Daten werden damit zu einem ökonomischen Asset, das nicht nur
gespeichert, sondern bewertet, gesteuert und operationalisiert werden muss.
Scharf formulierte Sommer seine Kritik an technikgetriebenen
Digitalisierungsprojekten: „Für mich gibt es keine strategischen Investitionen
in Digitalisierung.“ Damit adressiert er eine verbreitete Praxis,
Technologieprojekte mit unklarer Wertschöpfung unter dem Schlagwort
„strategisch“ durchzuschleusen. Sein Gegenvorschlag: Ein KPI, der den Business
Value ins Verhältnis zum Hype Factor setzt. Technologien mit geringer
Marketing-Strahlkraft – etwa Prozessmonitoring oder Transparenztools –
lieferten oftmals den höheren Effizienzhebel. Der Vortrag von Thorsten Sommer war weniger ein Blick auf
die neueste Technik als ein klares Plädoyer für die Professionalisierung des
digitalen Unterbaus der Logistik. Die Botschaft ist deutlich: Die Zukunft
der Logistik entscheidet sich nicht im Lager, sondern im Informationssystem.
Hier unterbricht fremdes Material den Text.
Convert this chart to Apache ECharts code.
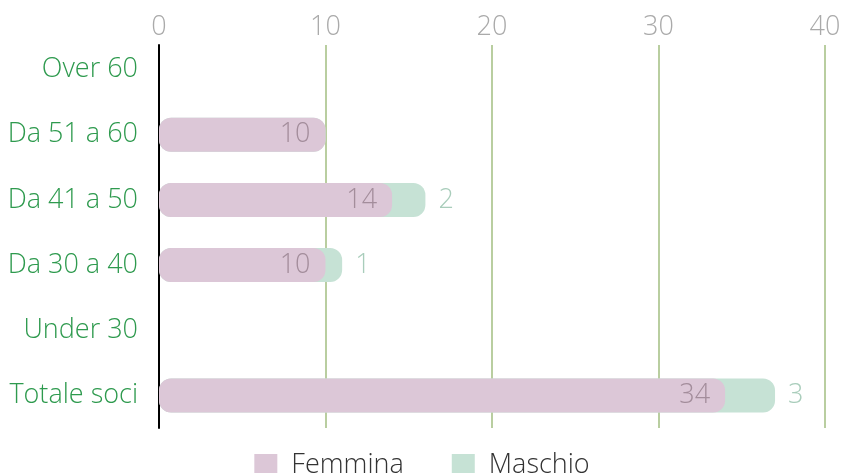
<!DOCTYPE html>
<html><head><meta charset="utf-8">
<script src="https://cdn.jsdelivr.net/npm/echarts@6/dist/echarts.min.js"></script>
<style>html,body{margin:0;padding:0;background:#fff}#c{width:844px;height:473px}</style>
</head><body><div id="c"></div>
<script>
const categories = ['Over 60','Da 51 a 60','Da 41 a 50','Da 30 a 40','Under 30','Totale soci'];
const femmina = [0,10,14,10,0,34];
const maschio = [0,0,2,1,0,3];
const xTicks = [0,10,20,30,40];

const FONT = 'Open Sans';
const FS = 27;
const totals = femmina.map((f,i)=>f+maschio[i]);
const chart = echarts.init(document.getElementById('c'));
chart.setOption({
  animation:false,
  textStyle:{fontFamily:FONT},
  grid:[
    {left:159,right:19,top:37,bottom:45},
    {left:159,right:19,top:45,bottom:45}
  ],
  legend:{
    data:['Femmina','Maschio'],
    top:447, left:'center',
    itemWidth:23,itemHeight:23,itemGap:48,
    icon:'rect',
    textStyle:{fontSize:FS,color:'#333',fontFamily:FONT,fontWeight:300,padding:[0,0,0,9]}
  },
  xAxis:[
    {type:'value',gridIndex:0,min:xTicks[0],max:xTicks[xTicks.length-1],interval:10,show:false},
    {type:'value',gridIndex:1,position:'top',min:xTicks[0],max:xTicks[xTicks.length-1],interval:10,
     axisLine:{show:false},axisTick:{show:false},
     axisLabel:{color:'#aaa',fontSize:FS,fontWeight:300,margin:4},
     splitLine:{lineStyle:{color:'#b9cea0',width:2}}}
  ],
  yAxis:[
    {type:'category',gridIndex:0,data:categories,inverse:true,
     axisLine:{show:false},axisTick:{show:false},
     axisLabel:{color:'#2e9a4e',fontSize:FS,fontWeight:300,margin:21}},
    {type:'category',gridIndex:1,data:categories,inverse:true,
     axisLine:{lineStyle:{color:'#000',width:2}},axisTick:{show:false},axisLabel:{show:false}}
  ],
  series:[
    {name:'Maschio',type:'bar',xAxisIndex:0,yAxisIndex:0,data:totals,barWidth:34,barGap:'-100%',z:2,
     itemStyle:{color:'#c6e2d5',borderRadius:12},
     label:{show:true,position:'right',distance:13,color:'#a9cdbb',fontSize:FS,fontWeight:300,
       formatter:p=>maschio[p.dataIndex]>0?String(maschio[p.dataIndex]):''}},
    {name:'Femmina',type:'bar',xAxisIndex:0,yAxisIndex:0,data:femmina,barWidth:34,z:3,
     itemStyle:{color:'#dcc7d7',borderRadius:12},
     label:{show:true,position:'insideRight',distance:15,color:'#a38d9b',fontSize:FS,fontWeight:300,
       formatter:p=>p.value>0?String(p.value):''}}
  ]
});
</script></body></html>
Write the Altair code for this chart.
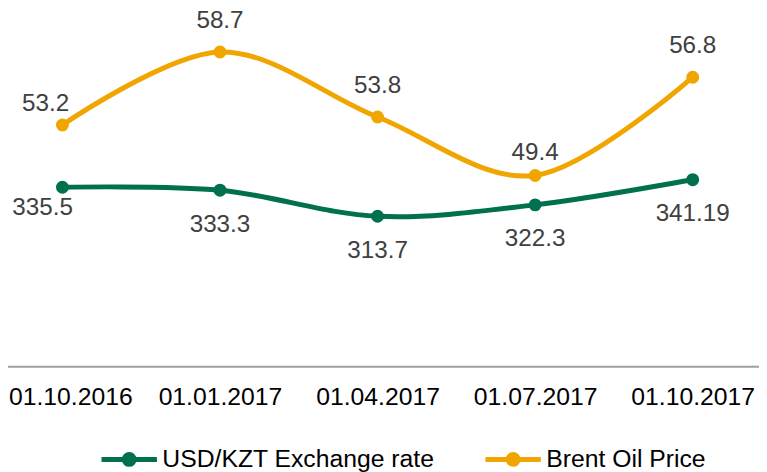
import altair as alt
import pandas as pd

dates = ["01.10.2016", "01.01.2017", "01.04.2017", "01.07.2017", "01.10.2017"]
usd_kzt = [335.5, 333.3, 313.7, 322.3, 341.19]
brent = [53.2, 58.7, 53.8, 49.4, 56.8]
usd_labels = ["335.5", "333.3", "313.7", "322.3", "341.19"]
brent_labels = ["53.2", "58.7", "53.8", "49.4", "56.8"]
series_names = ["USD/KZT Exchange rate", "Brent Oil Price"]

GREEN = "#00704f"
ORANGE = "#f0a500"
FONT = "Liberation Sans"
LABEL_GREY = "#404040"

usd_df = pd.DataFrame({"date": dates, "value": usd_kzt, "label": usd_labels,
                       "series": series_names[0]})
brent_df = pd.DataFrame({"date": dates, "value": brent, "label": brent_labels,
                         "series": series_names[1]})

W, H = 759, 354
TOP = 6

x_axis = alt.Axis(
    title=None, domain=False, ticks=False, grid=False, labelAngle=0,
    labelFont=FONT, labelFontSize=25, labelColor="black",
    labelBaseline="top", labelPadding=18,
    labelOffset={"condition": {"test": f"datum.value === '{dates[0]}'", "value": 8},
                 "value": 0},
)
xenc = alt.X("date:N", sort=dates,
             scale=alt.Scale(type="point", range=[55, 692], padding=0),
             axis=x_axis)

sym_path = ("M-1,0L1,0"
            "M-0.089,0A0.089,0.089,0,1,1,0.089,0A0.089,0.089,0,1,1,-0.089,0"
            "M-0.179,0A0.179,0.179,0,1,1,0.179,0A0.179,0.179,0,1,1,-0.179,0")

color_enc = alt.Color(
    "series:N",
    scale=alt.Scale(domain=series_names, range=[GREEN, ORANGE]),
    legend=alt.Legend(
        orient="none", legendX=92, legendY=417, direction="horizontal",
        title=None, symbolType=sym_path, symbolSize=3136, symbolStrokeWidth=5,
        labelFont=FONT, labelFontSize=25, labelColor="black", labelOffset=3,
        columnPadding=40, padding=0, labelLimit=400,
    ),
)


def series_layer(df, domain, col, dy_default, specials):
    yenc = alt.Y("value:Q", scale=alt.Scale(domain=domain, zero=False, nice=False),
                 axis=None)
    base = alt.Chart(df).encode(x=xenc, y=yenc)
    line = base.mark_line(strokeWidth=5, interpolate="cardinal").encode(color=color_enc)
    pts = base.mark_circle(size=170, opacity=1, color=col)
    special_dates = [d for d, _, _ in specials]
    cond = " && ".join([f"datum.date !== '{d}'" for d in special_dates]) or "true"
    txt_style = dict(font=FONT, fontSize=24.5, color=LABEL_GREY, baseline="middle",
                     align="center")
    texts = [base.mark_text(dy=dy_default, **txt_style).encode(text="label:N")
             .transform_filter(cond)]
    for d, dx, dy in specials:
        texts.append(base.mark_text(dx=dx, dy=dy, **txt_style).encode(text="label:N")
                     .transform_filter(f"datum.date === '{d}'"))
    return alt.layer(line, pts, *texts)


usd_layer = series_layer(usd_df, [200.8, 463.8], GREEN, 35,
                         [(dates[0], -20, 21)])
brent_layer = series_layer(brent_df, [35.0, 61.38], ORANGE, -31,
                           [(dates[0], -17, -21), (dates[3], 0, -23)])

axis_rule = alt.Chart(pd.DataFrame({"a": [0]})).mark_rule(
    color="#a0a0a0", strokeWidth=2
).encode(x=alt.value(0), x2=alt.value(W), y=alt.value(H))

chart = alt.layer(axis_rule, usd_layer, brent_layer).resolve_scale(
    y="independent"
).properties(
    width=W, height=H,
    background="white",
    autosize=alt.AutoSizeParams(type="none"),
    padding={"left": 0, "top": TOP, "right": 0, "bottom": 104},
).configure_view(stroke=None)

chart.save("out.html", embed_options={"renderer": "svg", "actions": False})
Wer Daten, Kultur und Architektur im Griff hat, gestaltet die nächsten
Jahrzehnte logistischer Wertschöpfung – alle anderen laufen dem nächsten Hype
hinterher.
Digitalisierung der Logistik
1. Informationsnetzwerke aktiv gestalten
Logistik wird zunehmend zur Informationsdomäne. Informationsstrukturen müssen
gestaltet werden wie Materialflüsse – mit eigenen Regeln, Verantwortlichkeiten
und Standards.
2. Daten als Werttreiber etablieren
Datenmodell, Semantik und Architektur sind keine IT-Details, sondern
strategische Produktionsfaktoren. Wer die Grundlagen nicht sauber definiert,
kann weder KI noch Automatisierung skalieren.
3. Digitalisierung am Geschäftsnutzen ausrichten
Technologien müssen immer am operativen Mehrwert gemessen werden: Effizienz,
Transparenz, Stabilität – nicht an Innovationsglanz oder Trendzyklen.